Alternating Series and P-series convergence

[kylera]

Alternating Series and P-series "convergence"

I couldn't resist trying out a pun. Anyway, onto the question:

Homework Statement

Test the series for convergence/divergence:
$$\sum^{\infty}_{n=1}\frac{-1^{n-1}}{\sqrt{n}}$$

Homework Equations

Alternating Series Test and possibly p-series test...

The Attempt at a Solution

The expression for an alternating series goes as a(n) = (-1)^(n-1) * b(n). Having said that, it's obvious that b(n) is

$$\frac{1}{\sqrt{n}}$$

which can be re-written as $$\frac{1}{n^\frac{1}{2}}$$. But by the rules of the p-series, since 0.5 is obviously lesser than 1, I came to the conclusion that the series diverges. Instead, the answer states that the series does indeed converge. Can anyone help shed some light in this?

 

[rock.freak667]

I think for the p-series test, the numerator must be '1' only.

 

[Dick]

Forget the p-series test. Concentrate on the alternating series test. b(n) is decreasing towards 0. Sorry, I don't get the 'pun'. Am I being thick?

 

[d_leet]

Sorry, I don't get the 'pun'. Am I being thick?

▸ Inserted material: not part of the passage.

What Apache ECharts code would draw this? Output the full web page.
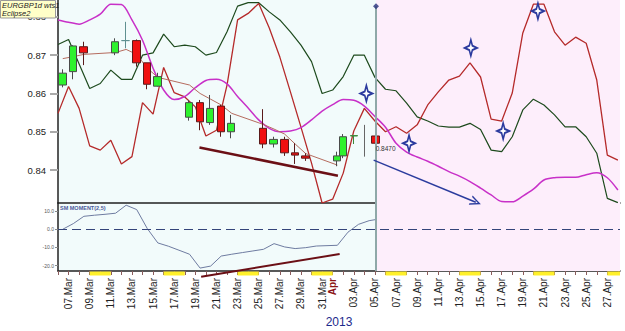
<!DOCTYPE html>
<html><head><meta charset="utf-8">
<script src="https://cdn.jsdelivr.net/npm/echarts@6/dist/echarts.min.js"></script>
<style>html,body{margin:0;padding:0;background:#fff}#c{width:625px;height:331px}</style>
</head><body><div id="c"></div>
<script>
// x unit = days; 0 = start of 06 Mar 2013
const X_MAX = 53.2;
const cursorX = 30.1;
const dayTicks = [0,1,2,3,4,5,6,7,8,9,10,11,12,13,14,15,16,17,18,19,20,21,22,23,24,25,26,27,28,29,30,31,32,33,34,35,36,37,38,39,40,41,42,43,44,45,46,47,48,49,50,51,52,53];
const labelDays = [1,3,5,7,9,11,13,15,17,19,21,23,25,26,28,30,32,34,36,38,40,42,44,46,48,50,52];
const labelTexts = ['07.Mar','09.Mar','11.Mar','13.Mar','15.Mar','17.Mar','19.Mar','21.Mar','23.Mar','25.Mar','27.Mar','29.Mar','31.Mar','Apr','03.Apr','05.Apr','07.Apr','09.Apr','11.Apr','13.Apr','15.Apr','17.Apr','19.Apr','21.Apr','23.Apr','25.Apr','27.Apr'];
const mainYTicks = [0.84,0.85,0.86,0.87,0.88];
const lowYTicks = [10,0,-10,-20];
const weekends = [[3,5],[10,12],[17,19],[24,26],[31,33],[38,40],[45,47],[52,53.2]];

// daily line values at day boundaries 0..53
const greenLine = [0.8728,0.8741,null,0.8613,0.8626,0.8661,0.8637,0.8637,0.8700,0.8706,
 0.8755,0.8722,0.8726,0.8722,0.8700,0.8707,0.8761,0.8828,0.8837,0.8837,
 0.8813,0.8792,0.8761,0.8726,0.8683,0.8600,0.8609,0.8644,0.8700,0.8700,
 0.8642,0.8611,0.8607,0.8575,0.8539,0.8528,0.8515,0.8512,0.8512,0.8522,
 0.8506,0.8452,0.8448,0.8487,0.8557,0.8585,0.8570,0.8544,0.8513,0.8513,
 0.8487,0.8444,0.8326,0.8315];
const redLine = [0.8548,0.8618,0.8561,0.8463,0.8452,0.8478,0.8416,0.8435,0.8576,0.8546,
 0.8668,0.8602,0.8591,0.8565,0.8489,0.8504,0.8622,0.8792,0.8809,0.8835,
 0.8771,0.8695,0.8604,0.8512,0.8418,0.8314,0.8324,0.8392,0.8502,0.8561,
 0.8528,0.8500,0.8513,0.8496,0.8518,0.8570,0.8604,0.8635,0.8645,0.8680,
 0.8643,0.8533,0.8528,0.8601,0.8758,0.8833,0.8833,0.8761,0.8726,0.8747,
 0.8731,0.8635,0.8439,0.8426];
const magentaLine = [0.8792,0.8786,0.8781,0.8792,0.8807,0.8833,0.8832,0.8792,0.8739,0.8666,
 0.8609,0.8584,0.8592,0.8615,0.8634,0.8637,0.8625,0.8592,0.8562,0.8531,
 0.8509,0.8500,0.8502,0.8511,0.8531,0.8554,0.8571,0.8584,0.8582,0.8567,
 0.8540,0.8512,0.8470,0.8447,0.8434,0.8423,0.8410,0.8396,0.8384,0.8370,
 0.8353,0.8335,0.8318,0.8317,0.8332,0.8350,0.8374,0.8380,0.8381,0.8381,
 0.8388,0.8393,0.8380,0.8348];
// moving average and momentum per day (bar time = day + 0.45)
const maLine = [0.8691,0.8696,0.8702,null,null,0.8707,0.8715,0.8702,0.8666,0.8642,
 null,null,0.8622,0.8600,0.8585,0.8570,0.8548,null,null,0.8519,
 0.8507,0.8494,0.8468,0.8443,null,null,0.8413];
const momentum = [0,3.1,7.1,7.7,8.2,8.8,13.2,10.8,0.4,-7.5,
 -9.3,-11.5,-13.7,-21.3,-20.2,-14.7,-13.7,-12.8,-11.9,-11.0,
 -7.9,-9.7,-10.6,-10.1,-9.2,null,-8.8,-1.6,2.7,4.7];
const momentumLast = [30.07, 5.3];

// candles
const candleX     = [0.43,1.43,2.43,5.4,6.4,7.44,8.41,9.44,12.4,13.44,14.41,15.43,16.4,19.4,20.4,21.45,22.42,23.44,26.42,27.0,28.0,30.07];
const candleOpen  = [0.8622,0.8657,0.8722,0.8706,0.8738,0.8738,0.8680,0.8619,0.8538,0.8576,0.8524,0.8567,0.8500,0.8509,0.8468,0.8480,0.8445,0.8437,0.8424,0.8437,0.8489,0.8489];
const candleClose = [0.8653,0.8724,0.8706,0.8735,0.8738,0.8680,0.8624,0.8644,0.8576,0.8526,0.8561,0.8500,0.8522,0.8468,0.8480,0.8445,0.8439,0.8431,0.8437,0.8487,0.8490,0.8470];
const candleLow   = [0.8616,0.8637,0.8674,0.8700,0.8718,0.8670,0.8611,0.8618,0.8529,0.8504,0.8518,0.8487,0.8483,0.8457,0.8459,0.8437,0.8416,0.8424,0.8410,0.8431,0.8468,0.8470];
const candleHigh  = [0.8663,0.8726,0.8735,0.8744,0.8787,0.8741,0.8680,0.8654,0.8583,0.8583,0.8596,0.8570,0.8544,0.8559,0.8487,0.8487,0.8470,0.8444,0.8448,0.8494,0.8491,0.8489];
const wickX = [29.03], wickLow = [0.8435], wickHigh = [0.8518], wickMid = [0.8476];

// signal stars
const starX = [29.19,33.23,39.08,42.14,45.43];
const starY = [0.8600,0.8470,0.8719,0.8502,0.8815];

// drawn trend lines / arrow
const trendMain = [[13.39,0.8459],[26.5,0.8385]];
const trendLow = [[13.55,-26.0],[26.66,-13.6]];
const arrowMain = [[29.88,0.8426],[39.55,0.8316]];
const cursorTop = 0.8828;

const fmtX = v => { const i = labelDays.indexOf(Math.round(v)); if (i < 0) return ''; const t = labelTexts[i]; return t === 'Apr' ? '{apr|Apr}' : t; };

const candleData = candleX.map((x,i) => {
  const item = {value:[x,candleOpen[i],candleClose[i],candleLow[i],candleHigh[i]]};
  if (candleOpen[i] === candleClose[i]) item.itemStyle = {borderColor:'#5f9090', borderColor0:'#5f9090', borderColorDoji:'#5f9090'};
  if (i === 20) item.itemStyle = {borderColor:'#3c8a3c', color:'#3c8a3c'};
  return item;
});
const lastClose = candleClose[candleClose.length-1];
const momentumData = momentum.map((v,i)=>[i+0.45,v]).concat([momentumLast]);

const starPath = 'path://M10,0 L12.6,7.4 L20,10 L12.6,12.6 L10,20 L7.4,12.6 L0,10 L7.4,7.4 Z';
const chevron = 'path://M5,0 L10,10 L8.5,10 L5,3 L1.5,10 L0,10 Z';

const chart = echarts.init(document.getElementById('c'), null, {renderer:'svg', width:625, height:331});
chart.setOption({
  animation:false,
  backgroundColor:'#ffffff',
  textStyle:{fontFamily:'"Liberation Sans", Arial, sans-serif'},
  grid:[
    {left:58,right:5,top:0,height:203,show:true,backgroundColor:'#f2fbfb',borderWidth:0},
    {left:58,right:5,top:203,height:68,show:true,backgroundColor:'#f2fbfb',borderWidth:0},
    {left:58,right:5,top:271.5,height:4}
  ],
  title:{text:'SM MOMENT(2,5)',left:60,top:204.5,padding:0,
    textStyle:{fontSize:5.5,fontWeight:'bold',color:'#4a5a9a',fontFamily:'"Liberation Sans Narrow","Liberation Sans",sans-serif'}},
  xAxis:[
    {gridIndex:0,type:'value',min:0,max:X_MAX,axisLine:{show:true,onZero:false,lineStyle:{color:'#222',width:1.5}},axisTick:{show:false},axisLabel:{show:false},splitLine:{show:false}},
    {gridIndex:1,type:'value',min:0,max:X_MAX,axisLine:{show:true,onZero:false,lineStyle:{color:'#222',width:1.5}},
      axisTick:{show:true,customValues:dayTicks,length:4,lineStyle:{color:'#8a5c5c'}},
      axisLabel:{show:true,customValues:labelDays,rotate:90,formatter:fmtX,fontSize:10,color:'#222',margin:7,
        rich:{apr:{color:'#8b1515',fontWeight:'bold',fontSize:10}}},
      splitLine:{show:false},
      name:'2013',nameLocation:'middle',nameGap:45,nameTextStyle:{color:'#1c2a8c',fontSize:12}},
    {gridIndex:2,type:'value',min:0,max:X_MAX,show:false}
  ],
  yAxis:[
    {gridIndex:0,type:'value',min:0.8314,max:0.8844,axisLine:{show:true,lineStyle:{color:'#222',width:1.5}},
      axisTick:{show:true,customValues:mainYTicks,length:8,lineStyle:{color:'#aaa',width:2}},
      axisLabel:{customValues:mainYTicks,formatter:v=>v.toFixed(2),fontSize:9.5,color:'#222',margin:12},
      splitLine:{show:false}},
    {gridIndex:1,type:'value',min:-22.9,max:14.4,axisLine:{show:true,lineStyle:{color:'#222',width:1.5}},
      axisTick:{show:true,customValues:lowYTicks,length:3,lineStyle:{color:'#888'}},
      axisLabel:{customValues:lowYTicks,formatter:v=>v.toFixed(1),fontSize:5,color:'#555',margin:4},
      splitLine:{show:false}},
    {gridIndex:2,type:'value',min:0,max:1,show:false}
  ],
  series:[
    {type:'line',xAxisIndex:0,yAxisIndex:0,data:[],z:1,silent:true,
      markArea:{silent:true,itemStyle:{color:'#fdeefb'},data:[[{xAxis:cursorX},{xAxis:X_MAX}]]},
      markLine:{silent:true,symbol:['none','none'],label:{show:false},lineStyle:{color:'#8fa8a8',width:2,type:'solid'},
        data:[[{coord:[cursorX,0.8314]},{coord:[cursorX,cursorTop]}]]}},
    {type:'line',xAxisIndex:1,yAxisIndex:1,data:[],z:1,silent:true,
      markArea:{silent:true,itemStyle:{color:'#fdeefb'},data:[[{xAxis:cursorX},{xAxis:X_MAX}]]},
      markLine:{silent:true,symbol:['none','none'],label:{show:false},lineStyle:{color:'#8fa8a8',width:2,type:'solid'},
        data:[{xAxis:cursorX}]}},
    {type:'line',xAxisIndex:2,yAxisIndex:2,data:[],z:1,silent:true,
      markArea:{silent:true,itemStyle:{color:'#fff02a'},data:weekends.map(w=>[{xAxis:w[0]},{xAxis:w[1]}])}},
    {name:'green',type:'line',xAxisIndex:0,yAxisIndex:0,data:greenLine.map((v,i)=>[i,v]),connectNulls:true,showSymbol:false,
      lineStyle:{color:'#1d4a1d',width:1.2},z:3},
    {name:'red',type:'line',xAxisIndex:0,yAxisIndex:0,data:redLine.map((v,i)=>[i,v]),connectNulls:true,showSymbol:false,
      lineStyle:{color:'#b52a2a',width:1.3},z:3},
    {name:'magenta',type:'line',xAxisIndex:0,yAxisIndex:0,data:magentaLine.map((v,i)=>[i,v]),smooth:0.3,showSymbol:false,
      lineStyle:{color:'#c830c8',width:1.5},z:3},
    {name:'ma',type:'line',xAxisIndex:0,yAxisIndex:0,data:maLine.map((v,i)=>[i+0.45,v]),connectNulls:true,showSymbol:false,
      lineStyle:{color:'#b56b5e',width:1},z:3},
    {name:'trend',type:'line',xAxisIndex:0,yAxisIndex:0,data:trendMain,showSymbol:false,
      lineStyle:{color:'#6b0f15',width:2.5},z:3},
    {name:'arrow',type:'line',xAxisIndex:0,yAxisIndex:0,data:[],z:3,
      markLine:{silent:true,symbol:['none',chevron],symbolSize:[10,11],label:{show:false},
        lineStyle:{color:'#2b3c9e',width:1.5,type:'solid'},itemStyle:{color:'#2b3c9e'},
        data:[[{coord:arrowMain[0]},{coord:arrowMain[1]}]]}},
    {name:'candles',type:'candlestick',xAxisIndex:0,yAxisIndex:0,encode:{x:0,y:[1,2,3,4]},barWidth:8,z:4,
      itemStyle:{color:'#2ef22e',color0:'#f01010',borderColor:'#4a4a4a',borderColor0:'#5a1a1a',borderWidth:1},
      data:candleData,
      markPoint:{silent:true,symbol:'circle',symbolSize:0,
        label:{show:true,position:'right',distance:0,offset:[0,5],formatter:lastClose.toFixed(4),fontSize:6.5,color:'#333'},
        data:[{coord:[candleX[candleX.length-1],lastClose]}]}},
    {name:'wick',type:'candlestick',xAxisIndex:0,yAxisIndex:0,encode:{x:0,y:[1,2,3,4]},barWidth:1,z:4,
      itemStyle:{color:'#666',color0:'#666',borderColor:'#666',borderColor0:'#666',borderColorDoji:'#666',borderWidth:1},
      data:wickX.map((x,i)=>[x,wickMid[i],wickMid[i],wickLow[i],wickHigh[i]])},
    {name:'stars',type:'scatter',xAxisIndex:0,yAxisIndex:0,symbol:starPath,symbolSize:[12,16],z:5,
      itemStyle:{color:'#ffffff',borderColor:'#2b3a9e',borderWidth:1.8,opacity:1},
      data:starX.map((x,i)=>[x,starY[i]])},
    {name:'cursor',type:'scatter',xAxisIndex:0,yAxisIndex:0,symbol:'diamond',symbolSize:6,z:5,
      itemStyle:{color:'#26307a'},data:[[cursorX,cursorTop]]},
    {name:'momentum',type:'line',xAxisIndex:1,yAxisIndex:1,data:momentumData,connectNulls:true,showSymbol:false,
      lineStyle:{color:'#6e7ba0',width:1},z:3,
      markLine:{silent:true,symbol:['none','none'],label:{show:false},lineStyle:{color:'#34447a',width:1,type:[9,5]},data:[{yAxis:0}]}},
    {name:'trendLow',type:'line',xAxisIndex:1,yAxisIndex:1,data:trendLow,showSymbol:false,clip:false,
      lineStyle:{color:'#6b0f15',width:2},z:6}
  ],
  graphic:[
    {type:'rect',left:0,top:0,z:100,shape:{width:55,height:17.5},style:{fill:'#ffffc8',stroke:'#999',lineWidth:1}},
    {type:'text',left:2,top:1,z:101,style:{text:'EURGBP1d wts1',font:'italic 7.5px "Liberation Sans Narrow","Liberation Sans",sans-serif',fill:'#222'}},
    {type:'text',left:2,top:9,z:101,style:{text:'Eclipse2',font:'italic 7.5px "Liberation Sans Narrow","Liberation Sans",sans-serif',fill:'#222'}}
  ]
});
</script>
</body></html>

I don't think you are since I don't get it either.

 

[rock.freak667]

Well usually for the p-series test, the only examples with fractions I've ever seen is where the function is in the form

$$\frac{1}{f(n)}$$

 

[Dick]

Well usually for the p-series test, the only examples with fractions I've ever seen is where the function is in the form

$$\frac{1}{f(n)}$$

Sure, in fact, it applies only to series of the form 1/n^p or n^(p). I wasn't saying you were wrong. It's useful here if you want to discuss absolute convergence. It is useless for the given function.

 

[HallsofIvy]

The "p-series" only applies to positive series. That's why Dick says it is useful to discuss absolute convergence. If your series has both positive and negative terms then it may converge "conditionally". It will converge absolutely only if the series of absolute values converges.

By the "alternating series test", the series
$$\sum \frac{(-1)^n}{\sqrt{n}}$$
converges.

By the "p- series test"
$$\sum \left|\frac{(-1)^n}{\sqrt{n}}\right|= \sum \frac{1}{\sqrt{n}}= \sum \frac{1}{n^{1/2}}$$
does NOT converge and so the original series converges conditionally, not absolutely.